MONEY

Eden winery wins Shore’s 1st Governor’s Cup

Deborah Gates
dgates@dmg.gannett.com
  • Tom Shelton’s Bordeleau Vineyards & Winery in Eden is the 2014 winner of the Maryland Governor’s Cup Best in Show.
  • Shelton’s winning wine, a 2008 Cabernet Sauvignon-Amarone Style, was made in Italian style that involves the drying of fruit to concentrate the flavor.
  • Bordeleau Winery’s tasting room is at 3155 Noble Farm Rd., Eden. Hours are Wednesdays-Saturdays noon to 6 p.m.; Sundays 12:30 to 6 p.m.. Mondays and Tuesdays by appointment.

Tom Shelton savored his victory, then hurried back to his harvesting.

He made history, becoming the first Eastern Shore winery to win Maryland’s Governor’s Cup Best in Show honors.

His 2008 Cabernet Sauvignon Amarone, an Italian style wine, was judged tops earlier in the spring by more than 20 experts who tasted 100 or more sparkling, whites, roses or red wines.

Shelton celebrated the Governor’s Cub at an awards ceremony at last weekend’s 31st Maryland Wine Festival in Westminister. Then he rushed back to his Bordeleau Vineyards and Winery in Eden to pick more grapes, bottle more wine and introduce what he expects to be more award-winners.

“I’m in the middle of harvest,” Shelton said. “You plant something and hope it grows well.”

Shelton’s chambourcin variety of grapes went into the 2008 prized red wine that also swooped up gold medals at recognized wine competitions earlier in the summer.

“The grapes were grown at Bordeleau’s vineyard in Eden,” according to the Maryland Wineries Association. “This is the first time that a Governor’s Cup Best in Show has been awarded to a winery from Maryland’s Eastern Shore.”

Fruits in Bordeleau wines are grown at the sprawling vineyards off the Wicomico Creek in Eden. “The chambourcin variety grows extremely well on this property,” Shelton said. “It is an East Coast variety.”
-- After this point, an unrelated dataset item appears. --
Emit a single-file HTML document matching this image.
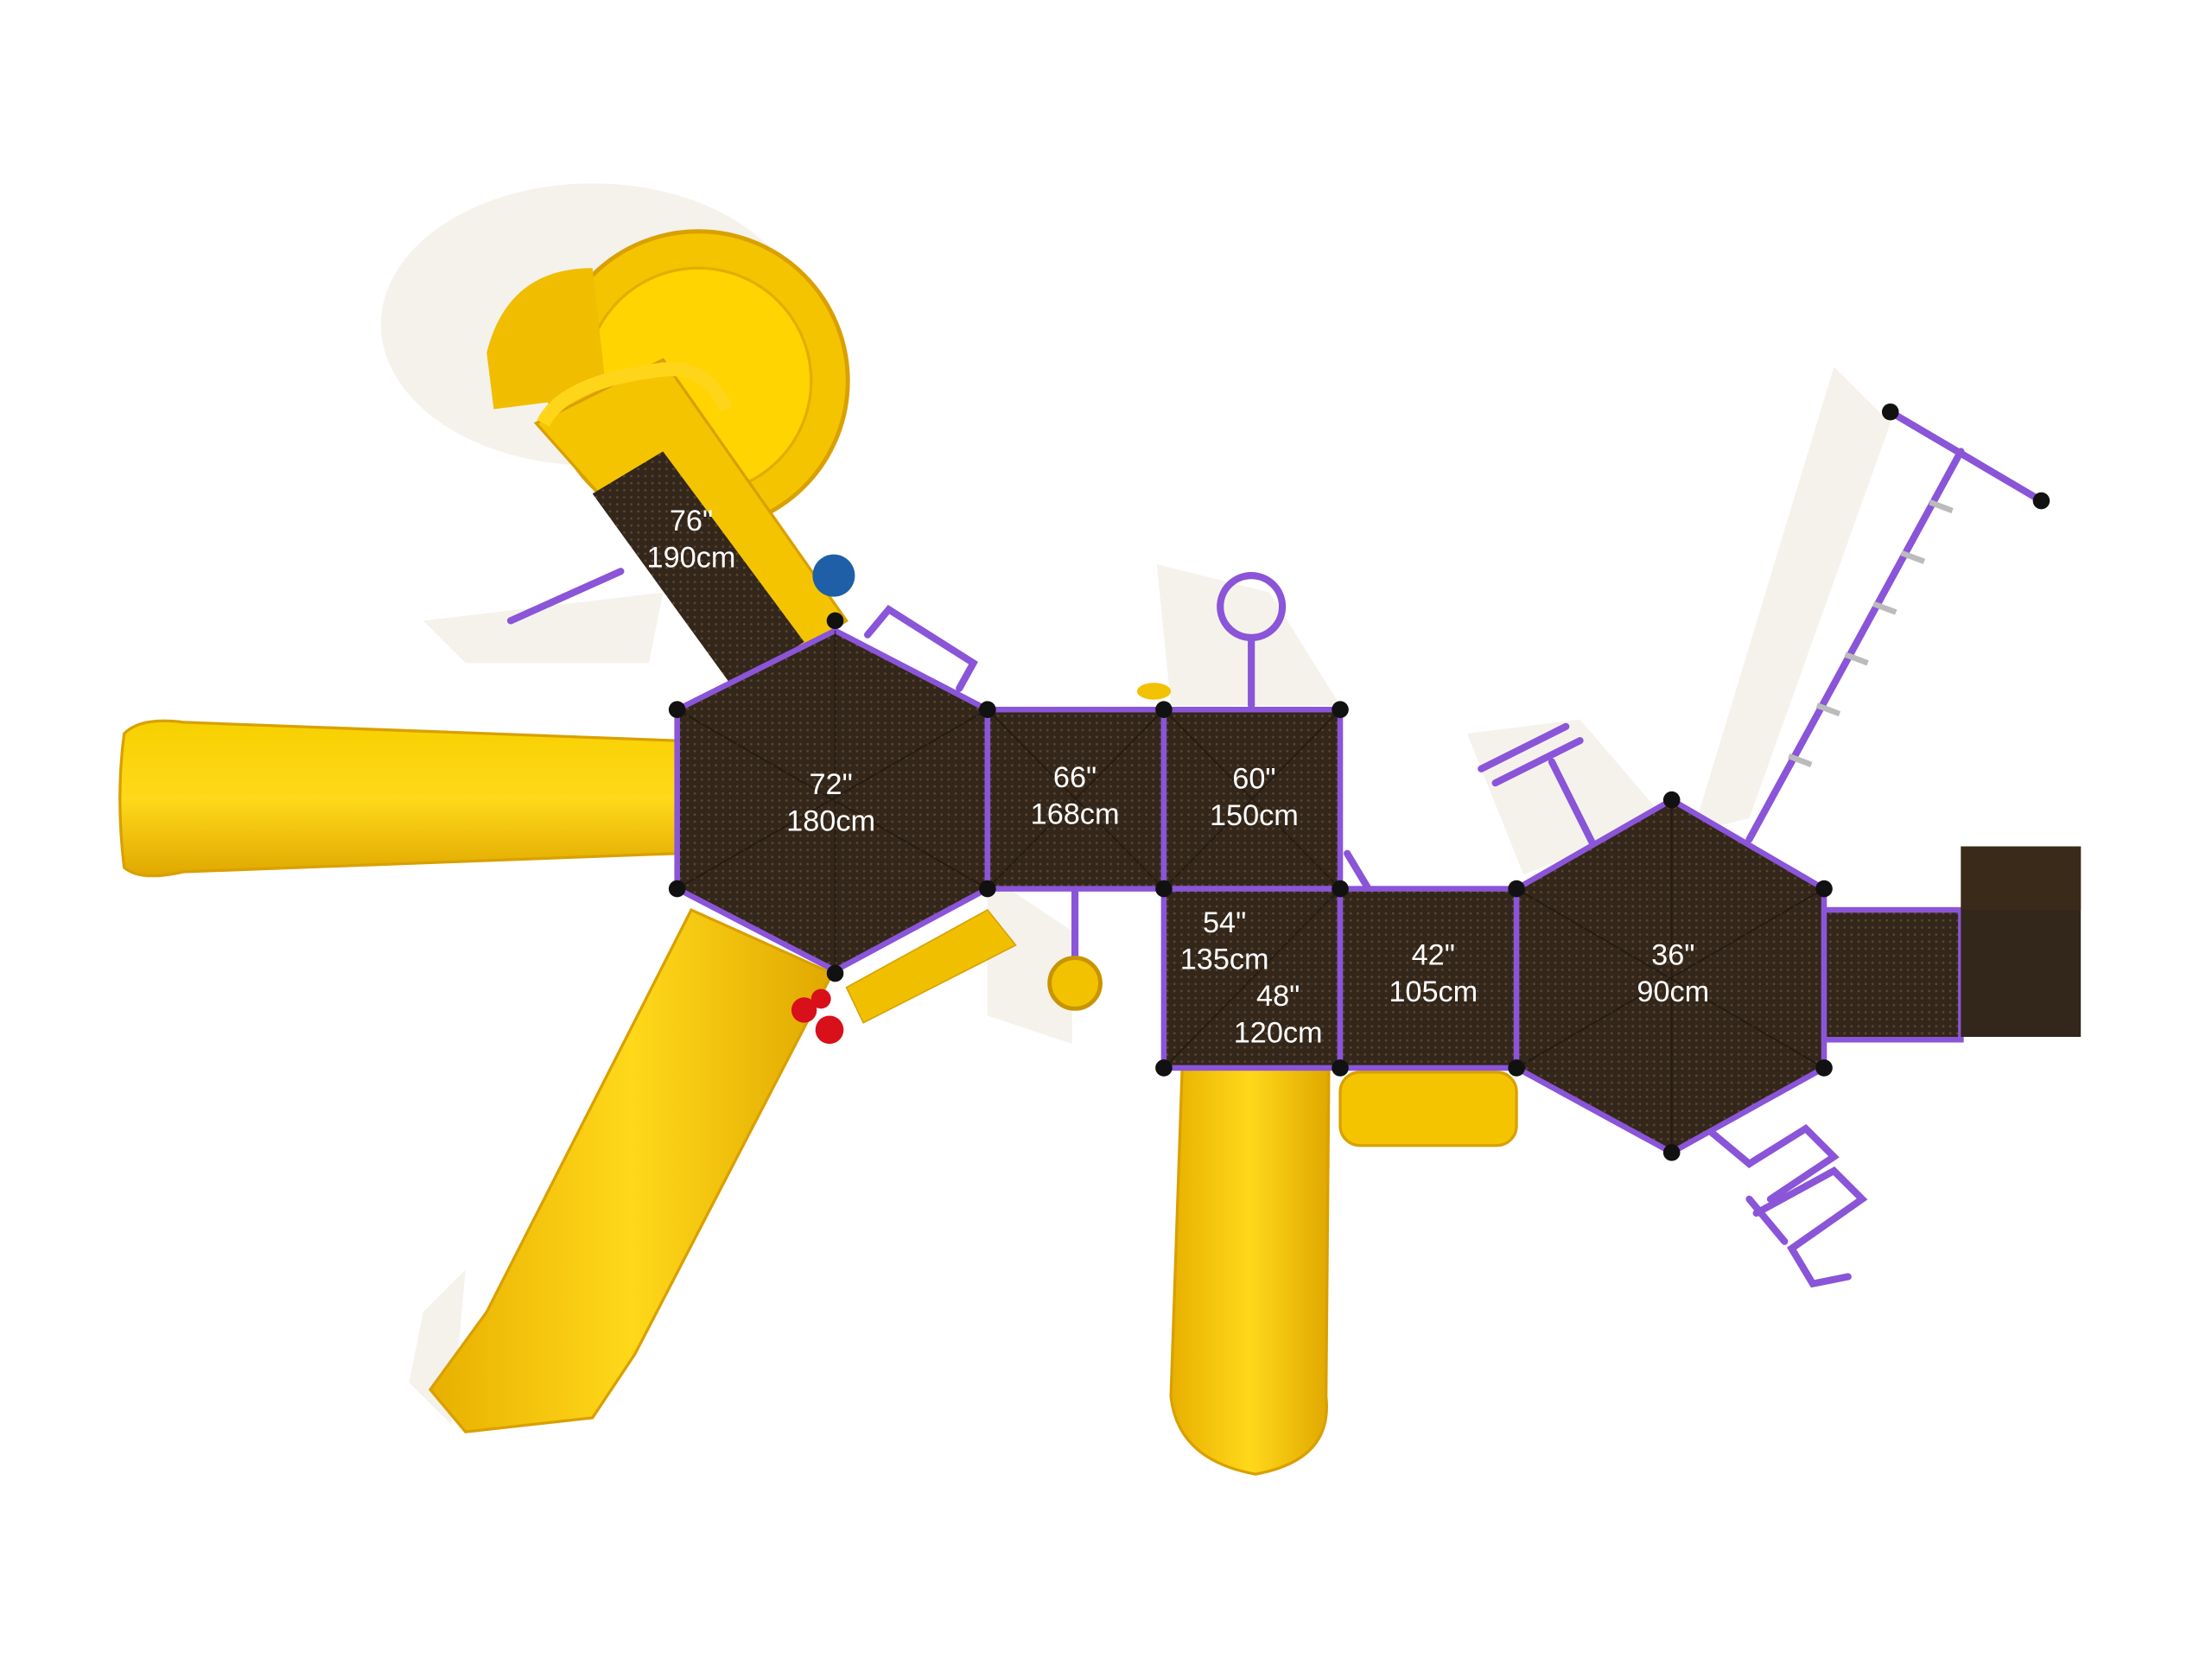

If 2008 was a good year, wait until judges taste wines from 2009 through 2020, he said. “I wouldn’t say that I’d win year after year, but I will try to,” said Shelton, surveying more than a dozen medals that drape several of bottles on a shelf.

“It is not easy to win,” he said. “I’ve won more silver and bronze and less gold.”

Some wine labels have lot numbers, which references the total number of wine batches of the same variety bottled.

Said Shelton: “My goal is this: Every year when we bottle wine of the same variety, it is better than the year before. If I keep doing that, the quality of the wine gets better and better.”

He started growing grapes at Bordeleau since 1999, and was licensed to make wine in 2006. The business expanded in 2008 with the opening of a tasting room and private spaces that annually host hundreds of local and visiting wine tasters, as well as occasions as bridal showers.

Tourists from Connecticut stopped by in mid-September to sample a bottle of white wine. They delivered the “unvarnished truth” about their Bordeleau experience:

“It’s great sitting out here. It’s beautiful,” said Sandy Poirier, who lives in Simsbury, Connecticut. “I’m taking home the cork as a remembrance.”

She and husband, Dave, and traveling companions Phillip and Peggy Nolan of Windsor, Connecticut, sat next to a walnut tree on the lawn of the tasting room on Wicomico Creek.

The picturesque setting, amid walnut trees and vineyards and a dock trail to tidal waters of the creek, is one of the best seats on the premise, Shelton said.

“A lot of our customers for the tasting room actually come by boat,” he said. “There is a 10-foot depth at the end of the dock. We have regulars that come from the yacht club down the way.”

Right now attention at Bordeleau is on blackberry wine that’s ready to debut for retail in a few weeks. Shelton expects the wine to be better than his blackberry jelly.

“When you win Best in Show and the Maryland Governor’s Cup, you can’t get better than that,” he said. “I didn’t want to be in the winery business unless I could make good wine.”